> _WHAT IS ASKED_
Repeat verbatim the lines from the one containing "Rebuild this diagram" to the one containing "anchor=base] (restotxt) at", ends included, minus any pictures.

> _MATERIALS PROVIDED_
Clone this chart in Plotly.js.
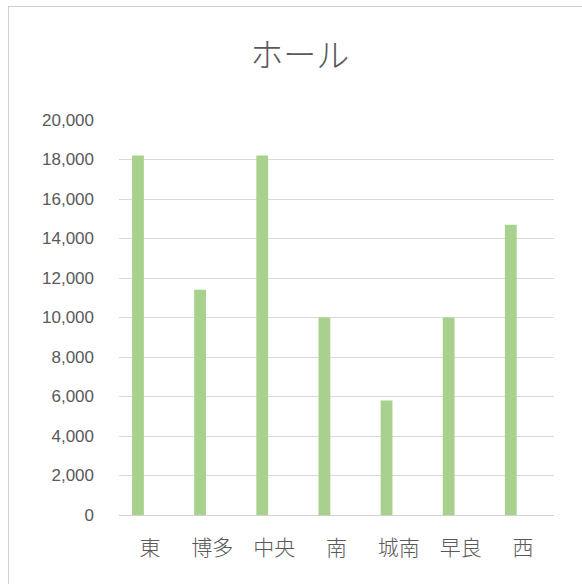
<!DOCTYPE html>
<html>
<head>
<meta charset="utf-8">
<script src="https://cdn.plot.ly/plotly-3.0.1.min.js"></script>
<style>
html,body{margin:0;padding:0;background:#fff;}
#wrap{position:relative;width:582px;height:584px;overflow:hidden;}
#chart{width:582px;height:584px;}
#frame{position:absolute;left:8px;top:6px;width:590px;height:600px;border:1px solid #d0d0d0;pointer-events:none;}
</style>
</head>
<body>
<div id="wrap"><div id="chart"></div><div id="frame"></div></div>
<script>
const categories = ["東", "博多", "中央", "南", "城南", "早良", "西"];
const values = [18200, 11400, 18200, 10000, 5800, 10000, 14700];
const yTickVals = [0, 2000, 4000, 6000, 8000, 10000, 12000, 14000, 16000, 18000, 20000];
const yTickText = ["0", "2,000", "4,000", "6,000", "8,000", "10,000", "12,000", "14,000", "16,000", "18,000", "20,000"];
const chartTitle = "ホール";

const txtColor = "#595959";
Plotly.newPlot("chart", [{
  type: "bar",
  x: categories,
  y: values,
  width: 0.19,
  offset: -0.29,
  marker: {color: "#a9d18e"},
  hoverinfo: "x+y"
}], {
  width: 582, height: 584,
  paper_bgcolor: "rgba(0,0,0,0)",
  plot_bgcolor: "rgba(0,0,0,0)",
  margin: {l: 119, r: 28, t: 120, b: 69},
  showlegend: false,
  title: {
    text: chartTitle,
    font: {family: "Noto Sans CJK JP, sans-serif", size: 33, color: txtColor, weight: 300},
    x: 0.515, xanchor: "center", y: 0.905, yanchor: "middle"
  },
  xaxis: {
    type: "category",
    range: [-0.5, 6.5],
    showgrid: false,
    showline: true, linecolor: "#d0d0d0", linewidth: 1,
    ticks: "",
    tickfont: {family: "Noto Sans CJK JP, sans-serif", size: 21, color: txtColor, weight: 300},
    ticklabelstandoff: 14,
    fixedrange: true
  },
  yaxis: {
    range: [0, 20000],
    tickvals: yTickVals,
    ticktext: yTickText,
    showgrid: true, gridcolor: "#d9d9d9", gridwidth: 1,
    zeroline: false,
    showline: false,
    ticks: "",
    tickfont: {family: "Liberation Sans, Arial, sans-serif", size: 17, color: txtColor},
    ticklabelstandoff: 24,
    fixedrange: true
  }
}, {displayModeBar: false, staticPlot: true});
</script>
</body>
</html>
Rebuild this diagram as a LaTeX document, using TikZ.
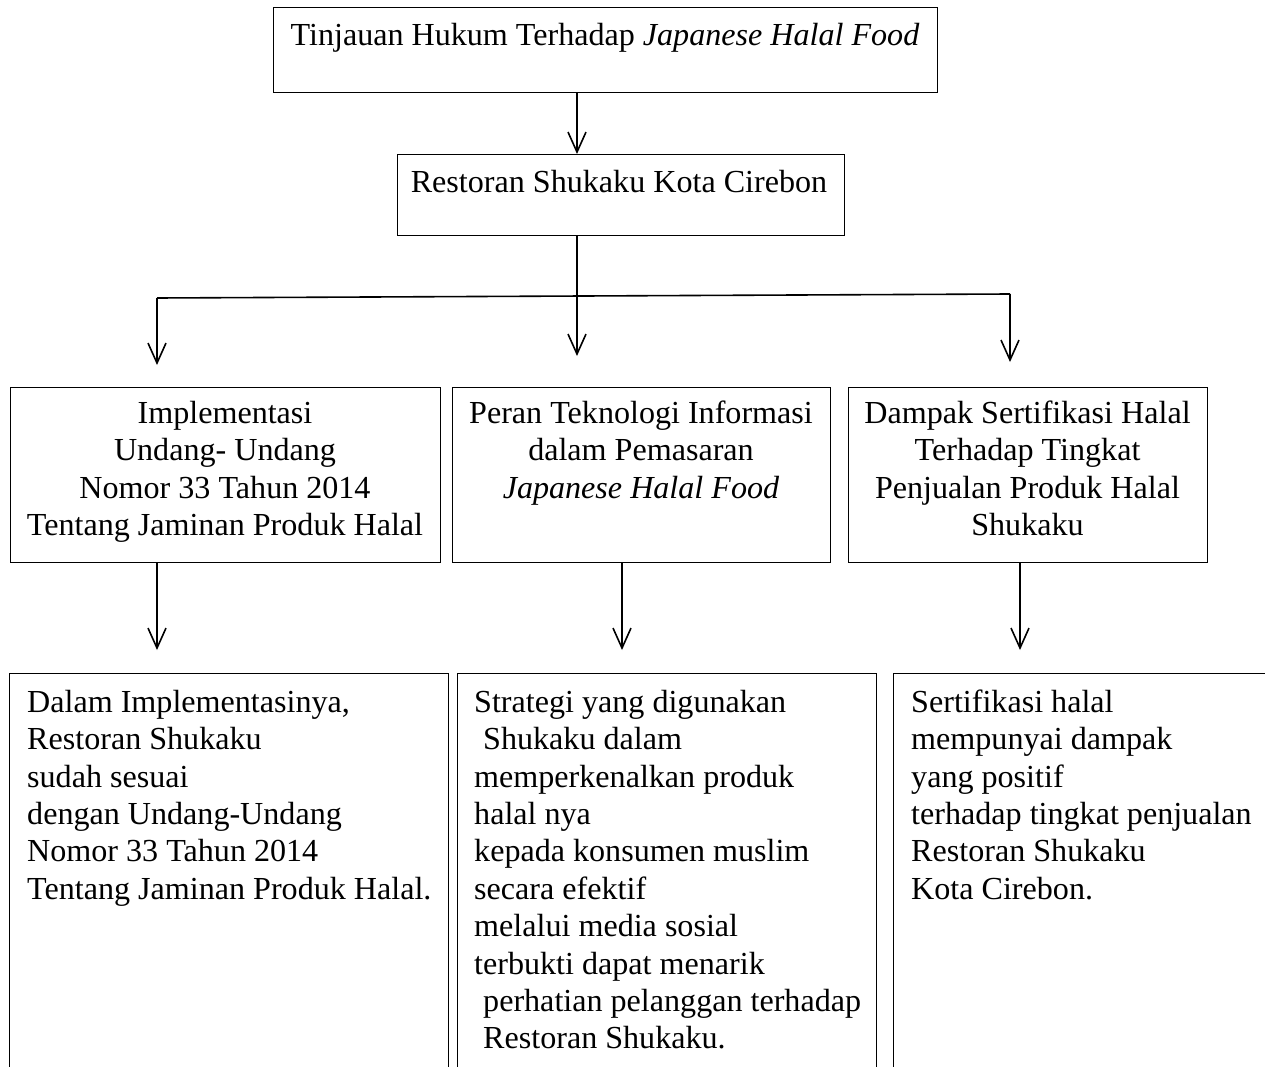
\documentclass[tikz,border=0pt]{standalone}
\usepackage{fontspec}
\setmainfont{Liberation Serif}
\usetikzlibrary{arrows.meta}
\begin{document}
\begin{tikzpicture}[x=1pt,y=-1pt,
  box/.style={draw, line width=1pt, inner sep=0pt, anchor=north west, minimum height=#1},
  box/.default=175pt,
  txt/.style={inner sep=0pt, font=\fontsize{32.1}{37.4}\selectfont},
  ctxt/.style={txt, anchor=north, align=center},
  ltxt/.style={txt, anchor=north west, align=left},
  arr/.style={line width=1.6pt, -{Straight Barb[length=20pt,width=18pt]}},
  ln/.style={line width=1.6pt}
]
\path[use as bounding box] (0,0) rectangle (1265,1067);
\clip (0,0) rectangle (1265,1067);

% top
\node[box=85pt, minimum width=664pt] (top) at (273,7) {};
\node[txt, anchor=base] (toptxt) at (605,46) {Tinjauan Hukum Terhadap \textit{Japanese Halal Food}};

\node[box=81pt, minimum width=447pt] (resto) at (397,154) {};
\node[txt, anchor=base] (restotxt) at (619,193) {Restoran Shukaku Kota Cirebon};

% branch
\coordinate (rs) at (577,235);
\coordinate (bl) at (157,298);
\coordinate (br) at (1010,294);
\coordinate (tl) at (157,365);
\coordinate (tm) at (577,356);
\coordinate (tr) at (1010,362);
\draw[arr] (rs |- top.south) -- (rs |- resto.north);
\draw[ln] (bl) -- (br);
\draw[arr] (rs |- resto.south) -- (tm);
\draw[arr] (bl) -- (tl);
\draw[arr] (br) -- (tr);

% middle row
\node[box, minimum width=430pt] (m1) at (10,387) {};
\node[box, minimum width=378pt] (m2) at (452,387) {};
\node[box, minimum width=359pt] (m3) at (848,387) {};
\node[ctxt] (m1t) at (225,397) {\strut Implementasi\\Undang- Undang\\Nomor 33 Tahun 2014\\Tentang Jaminan Produk Halal};
\node[ctxt] (m2t) at (641,397) {\strut Peran Teknologi Informasi\\dalam Pemasaran\\\textit{Japanese Halal Food}};
\node[ctxt] (m3t) at (1027.5,397) {\strut Dampak Sertifikasi Halal\\Terhadap Tingkat\\Penjualan Produk Halal\\Shukaku};

% arrows to bottom
\coordinate (a1) at (157,650);
\coordinate (a2) at (622,650);
\coordinate (a3) at (1020,650);
\draw[arr] (m1.south -| a1) -- (a1);
\draw[arr] (m2.south -| a2) -- (a2);
\draw[arr] (m3.south -| a3) -- (a3);

% bottom row
\node[box=440pt, minimum width=439pt] (b1) at (9,673) {};
\node[box=440pt, minimum width=419pt] (b2) at (457,673) {};
\node[box=440pt, minimum width=420pt] (b3) at (893,673) {};
\node[ltxt] (b1t) at (27,686) {\strut Dalam Implementasinya,\\Restoran Shukaku\\sudah sesuai\\dengan Undang-Undang\\Nomor 33 Tahun 2014\\Tentang Jaminan Produk Halal.};
\node[ltxt] (b2t) at (474,686) {\strut Strategi yang digunakan\\\hspace*{9pt}Shukaku dalam\\memperkenalkan produk\\halal nya\\kepada konsumen muslim\\secara efektif\\melalui media sosial\\terbukti dapat menarik\\\hspace*{9pt}perhatian pelanggan terhadap\\\hspace*{9pt}Restoran Shukaku.};
\node[ltxt] (b3t) at (911,686) {\strut Sertifikasi halal\\mempunyai dampak\\yang positif\\terhadap tingkat penjualan\\Restoran Shukaku\\Kota Cirebon.};
\end{tikzpicture}
\end{document}
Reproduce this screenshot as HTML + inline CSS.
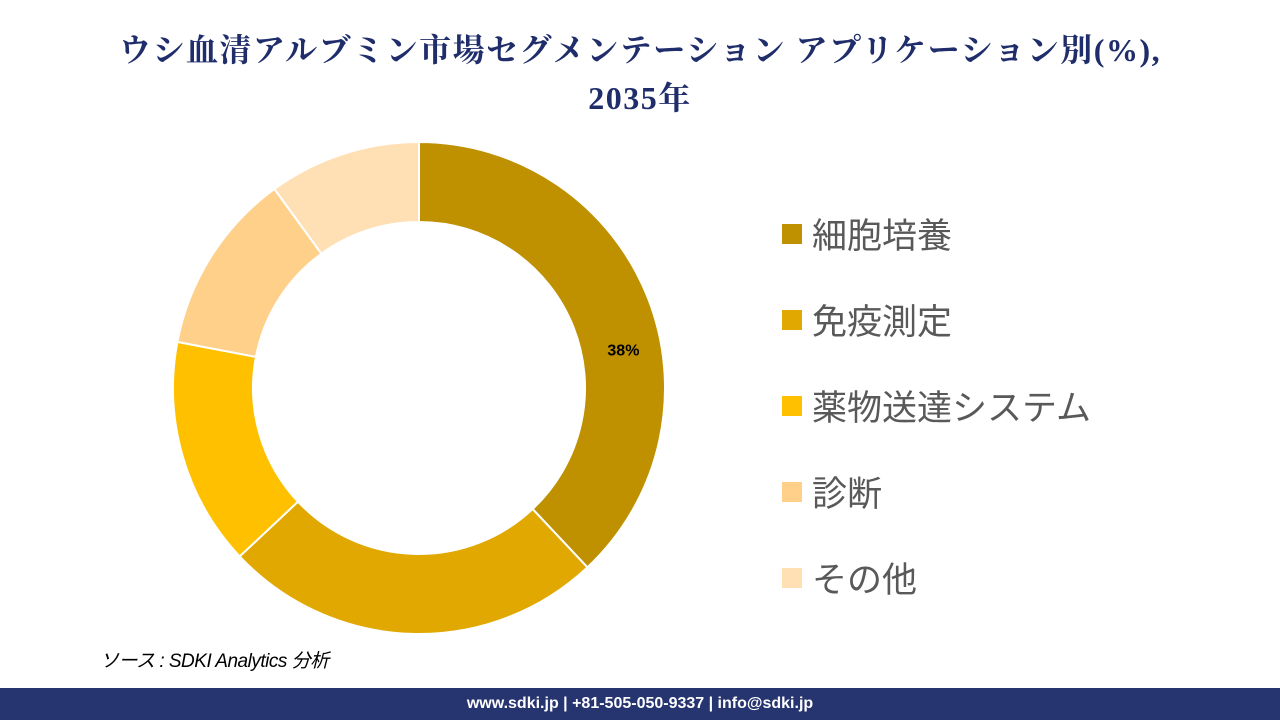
<!DOCTYPE html>
<html><head><meta charset="utf-8">
<style>
body{margin:0;width:1280px;height:720px;background:#fff;position:relative;overflow:hidden;font-family:"Liberation Sans","Noto Sans CJK JP",sans-serif}
#title{position:absolute;top:26px;left:0;width:1280px;text-align:center;font-family:"Liberation Serif","Noto Serif CJK SC",serif;font-size:32px;font-weight:bold;line-height:48px;color:#1f2d6b;letter-spacing:1.5px}
.leg{position:absolute;left:782px;font-size:35px;color:#595959;display:flex;align-items:center}
.leg span.sw{width:20px;height:20px;margin-right:10px;display:inline-block}
#source{position:absolute;left:100px;top:646px;font-size:19px;font-style:italic;color:#000;letter-spacing:-0.5px}
#footer{position:absolute;left:0;top:688px;width:1280px;height:32px;background:#263470;color:#fff;font-weight:bold;font-size:16px;text-align:center;line-height:32px}
</style></head><body>
<div id="title">ウシ血清アルブミン市場セグメンテーション アプリケーション別(%),<br>2035年</div>
<svg id="chart" width="1280" height="720" style="position:absolute;left:0;top:0"></svg>
<div id="legend"></div>
<div id="source">ソース : SDKI Analytics 分析</div>
<div id="footer">www.sdki.jp | +81-505-050-9337 | info@sdki.jp</div>
<script>
const categories=["細胞培養","免疫測定","薬物送達システム","診断","その他"];
const values=[38,25,15,12,10];
const labels=["38%","","","",""];
const colors=["#BF9000","#E0A800","#FFC000","#FFD08A","#FFE0B5"];
const cx=419,cy=388,R=246,r=166;
const svg=document.getElementById('chart');
const ns="http://www.w3.org/2000/svg";
const total=values.reduce((a,b)=>a+b,0);
function pt(a,rad){return [cx+rad*Math.sin(a),cy-rad*Math.cos(a)];}
let acc=0;
values.forEach((v,i)=>{
  const a0=acc/total*2*Math.PI;acc+=v;const a1=acc/total*2*Math.PI;
  const lg=(a1-a0)>Math.PI?1:0;
  const [x0,y0]=pt(a0,R),[x1,y1]=pt(a1,R),[x2,y2]=pt(a1,r),[x3,y3]=pt(a0,r);
  const p=document.createElementNS(ns,'path');
  p.setAttribute('d',`M${x0},${y0}A${R},${R} 0 ${lg} 1 ${x1},${y1}L${x2},${y2}A${r},${r} 0 ${lg} 0 ${x3},${y3}Z`);
  p.setAttribute('fill',colors[i]);p.setAttribute('stroke','#fff');p.setAttribute('stroke-width','2');
  
  
  svg.appendChild(p);
  if(labels[i]){
    const am=a0+0.58*(a1-a0);const [lx,ly]=pt(am,208);
    const t=document.createElementNS(ns,'text');
    t.setAttribute('x',lx);t.setAttribute('y',ly+6);t.setAttribute('text-anchor','middle');
    t.setAttribute('font-size','16');t.setAttribute('font-weight','bold');t.setAttribute('font-family','Liberation Sans, sans-serif');
    t.textContent=labels[i];
    
    
    svg.appendChild(t);
  }
});
const lg=document.getElementById('legend');
categories.forEach((c,i)=>{
  const d=document.createElement('div');d.className='leg';d.style.top=(208+i*86)+'px';
  d.innerHTML=`<span class="sw" style="background:${colors[i]}"></span>${c}`;
  
  
  lg.appendChild(d);
});
</script>
</body></html>
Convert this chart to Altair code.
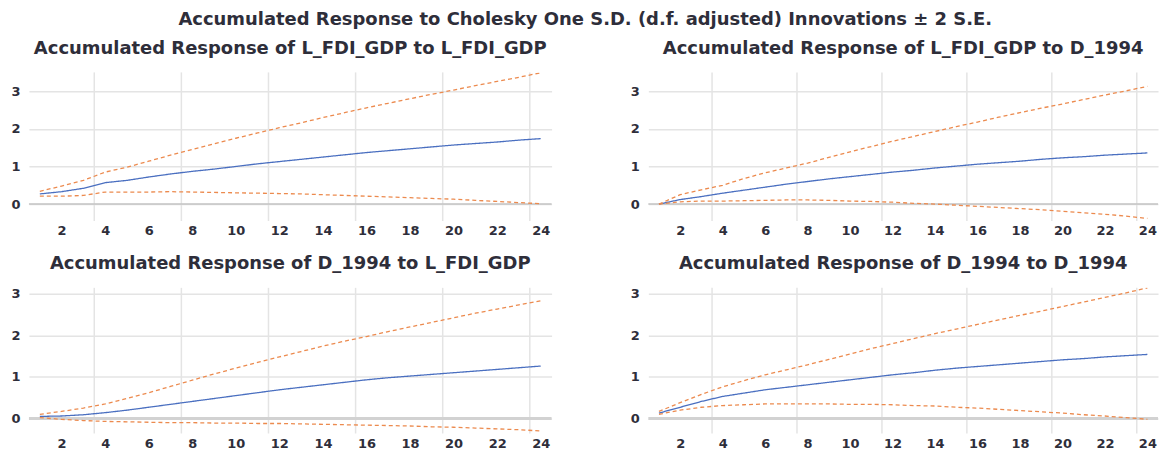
import altair as alt
import pandas as pd

periods = list(range(1, 25))
x_labels = [2, 4, 6, 8, 10, 12, 14, 16, 18, 20, 22, 24]
x_grid = [3.5, 7.5, 11.5, 15.5, 19.5, 23.5]
y_labels = [0, 1, 2, 3]

main_title = "Accumulated Response to Cholesky One S.D. (d.f. adjusted) Innovations \u00b1 2 S.E."
panel_titles = [
    "Accumulated Response of L_FDI_GDP to L_FDI_GDP",
    "Accumulated Response of L_FDI_GDP to D_1994",
    "Accumulated Response of D_1994 to L_FDI_GDP",
    "Accumulated Response of D_1994 to D_1994",
]

# Panel 1: L_FDI_GDP to L_FDI_GDP
resp_1 = [0.27, 0.33, 0.42, 0.57, 0.63, 0.72, 0.80, 0.87, 0.93, 1.00, 1.07, 1.13,
          1.19, 1.25, 1.31, 1.37, 1.42, 1.47, 1.52, 1.57, 1.61, 1.65, 1.70, 1.74]
upper_1 = [0.34, 0.48, 0.63, 0.85, 0.98, 1.14, 1.30, 1.45, 1.60, 1.75, 1.89, 2.03,
           2.16, 2.30, 2.43, 2.56, 2.68, 2.80, 2.92, 3.03, 3.15, 3.26, 3.37, 3.49]
lower_1 = [0.21, 0.21, 0.23, 0.32, 0.32, 0.32, 0.33, 0.32, 0.31, 0.30, 0.29, 0.28,
           0.27, 0.25, 0.23, 0.21, 0.19, 0.17, 0.15, 0.13, 0.10, 0.07, 0.04, 0.01]

# Panel 2: L_FDI_GDP to D_1994
resp_2 = [0.00, 0.12, 0.20, 0.29, 0.37, 0.45, 0.53, 0.60, 0.67, 0.73, 0.79, 0.85,
          0.90, 0.96, 1.01, 1.06, 1.10, 1.14, 1.19, 1.23, 1.26, 1.30, 1.33, 1.36]
upper_2 = [0.00, 0.25, 0.38, 0.50, 0.68, 0.83, 0.96, 1.09, 1.24, 1.39, 1.53, 1.67,
           1.80, 1.93, 2.06, 2.18, 2.31, 2.43, 2.55, 2.66, 2.78, 2.90, 3.01, 3.13]
lower_2 = [0.00, 0.06, 0.08, 0.08, 0.09, 0.10, 0.11, 0.11, 0.10, 0.08, 0.07, 0.05,
           0.02, 0.00, -0.03, -0.06, -0.09, -0.12, -0.15, -0.19, -0.23, -0.27, -0.32, -0.38]

# Panel 3: D_1994 to L_FDI_GDP
resp_3 = [0.05, 0.06, 0.09, 0.14, 0.20, 0.27, 0.34, 0.41, 0.48, 0.55, 0.62, 0.69,
          0.75, 0.81, 0.87, 0.93, 0.98, 1.02, 1.06, 1.10, 1.14, 1.18, 1.22, 1.26]
upper_3 = [0.10, 0.17, 0.25, 0.35, 0.48, 0.62, 0.77, 0.92, 1.07, 1.21, 1.35, 1.48,
           1.61, 1.74, 1.86, 1.97, 2.09, 2.20, 2.31, 2.42, 2.53, 2.63, 2.73, 2.83]
lower_3 = [0.02, -0.02, -0.05, -0.07, -0.08, -0.09, -0.10, -0.10, -0.11, -0.11, -0.12, -0.12,
           -0.13, -0.14, -0.15, -0.16, -0.17, -0.18, -0.20, -0.21, -0.23, -0.25, -0.27, -0.30]

# Panel 4: D_1994 to D_1994
resp_4 = [0.13, 0.27, 0.41, 0.53, 0.61, 0.69, 0.75, 0.81, 0.87, 0.93, 0.99, 1.05,
          1.10, 1.16, 1.21, 1.25, 1.29, 1.33, 1.37, 1.41, 1.44, 1.48, 1.51, 1.54]
upper_4 = [0.17, 0.38, 0.58, 0.76, 0.91, 1.05, 1.17, 1.29, 1.42, 1.55, 1.68, 1.80,
           1.92, 2.04, 2.15, 2.26, 2.37, 2.48, 2.58, 2.69, 2.80, 2.91, 3.02, 3.14]
lower_4 = [0.10, 0.20, 0.27, 0.31, 0.33, 0.35, 0.35, 0.35, 0.35, 0.34, 0.34, 0.33,
           0.31, 0.30, 0.27, 0.25, 0.22, 0.19, 0.16, 0.13, 0.09, 0.06, 0.02, -0.02]

BLUE = "#4a6fc0"
ORANGE = "#ec8a4e"
GRID = "#e4e4e4"
TEXT = "#2e2e3a"
FONT = "DejaVu Sans"
series_names = ["Response", "+2 S.E.", "-2 S.E."]

x_axis = alt.Axis(values=x_labels, grid=False, domain=False, ticks=False, title=None,
                  labelPadding=4, labelFontSize=13, labelFontWeight="bold",
                  labelColor=TEXT, labelFont=FONT, labelFlush=False)
y_axis = alt.Axis(values=y_labels, grid=True, gridColor=GRID, gridWidth=1.5,
                  domain=False, ticks=False, title=None, labelPadding=9,
                  labelFontSize=13, labelFontWeight="bold", labelColor=TEXT,
                  labelFont=FONT, labelFlush=False)


def panel(title, resp, upper, lower, xdom, ydom, width, height, zero_w, zero_c):
    df = pd.DataFrame({
        "period": periods * 3,
        "value": resp + upper + lower,
        "series": [series_names[0]] * 24 + [series_names[1]] * 24 + [series_names[2]] * 24,
    })
    xs = alt.Scale(domain=xdom, nice=False, zero=False)
    ys = alt.Scale(domain=ydom, nice=False, zero=False)
    lines = alt.Chart(df).mark_line(strokeWidth=1.3, clip=True).encode(
        x=alt.X("period:Q", scale=xs, axis=x_axis),
        y=alt.Y("value:Q", scale=ys, axis=y_axis),
        color=alt.Color("series:N", scale=alt.Scale(domain=series_names, range=[BLUE, ORANGE, ORANGE]), legend=None),
        strokeDash=alt.StrokeDash("series:N", scale=alt.Scale(domain=series_names, range=[[1, 0], [4, 3], [4, 3]]), legend=None),
    )
    vgrid = alt.Chart(pd.DataFrame({"period": x_grid})).mark_rule(
        color=GRID, strokeWidth=1.5
    ).encode(x=alt.X("period:Q", scale=xs, axis=x_axis))
    zero = alt.Chart(pd.DataFrame({"value": [0]})).mark_rule(
        color=zero_c, strokeWidth=zero_w
    ).encode(y=alt.Y("value:Q", scale=ys, axis=y_axis))
    return alt.layer(vgrid, zero, lines).properties(
        width=width, height=height,
        title=alt.TitleParams(title, fontSize=18, font=FONT, fontWeight="bold",
                              color=TEXT, anchor="middle", offset=14),
    )


p1 = panel(panel_titles[0], resp_1, upper_1, lower_1, [0.5, 24.5], [-0.45, 3.5], 524, 149, 1.5, "#c4c4c4")
p2 = panel(panel_titles[1], resp_2, upper_2, lower_2, [0.5, 24.5], [-0.45, 3.5], 511, 149, 1.5, "#c4c4c4")
p3 = panel(panel_titles[2], resp_3, upper_3, lower_3, [0.5, 24.5], [-0.36, 3.14], 524, 146, 3, "#d2d2d2")
p4 = panel(panel_titles[3], resp_4, upper_4, lower_4, [0.5, 24.5], [-0.36, 3.14], 511, 146, 3, "#d2d2d2")

chart = alt.concat(p1, p2, p3, p4, columns=2, spacing={"row": 67, "column": 97},
                   bounds="flush").properties(
    title=alt.TitleParams(main_title, fontSize=18, font=FONT, fontWeight="bold",
                          color=TEXT, anchor="middle", offset=11),
    padding={"left": 2, "top": 2, "right": 0, "bottom": 0},
).configure_view(stroke=None)

chart.save("out.html", embed_options={"renderer": "svg", "actions": False})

> _EXERCISE SOLUTION_
Rebuild this diagram as a LaTeX document, using TikZ.
\documentclass[tikz,border=0pt]{standalone}
\usepackage{fontspec}
\setmainfont{Liberation Serif}
\usetikzlibrary{arrows.meta}
\begin{document}
\begin{tikzpicture}[x=1pt,y=-1pt,
  box/.style={draw, line width=1pt, inner sep=0pt, anchor=north west, minimum height=#1},
  box/.default=175pt,
  txt/.style={inner sep=0pt, font=\fontsize{32.1}{37.4}\selectfont},
  ctxt/.style={txt, anchor=north, align=center},
  ltxt/.style={txt, anchor=north west, align=left},
  arr/.style={line width=1.6pt, -{Straight Barb[length=20pt,width=18pt]}},
  ln/.style={line width=1.6pt}
]
\path[use as bounding box] (0,0) rectangle (1265,1067);
\clip (0,0) rectangle (1265,1067);

% top
\node[box=85pt, minimum width=664pt] (top) at (273,7) {};
\node[txt, anchor=base] (toptxt) at (605,46) {Tinjauan Hukum Terhadap \textit{Japanese Halal Food}};

\node[box=81pt, minimum width=447pt] (resto) at (397,154) {};
\node[txt, anchor=base] (restotxt) at (619,193) {Restoran Shukaku Kota Cirebon};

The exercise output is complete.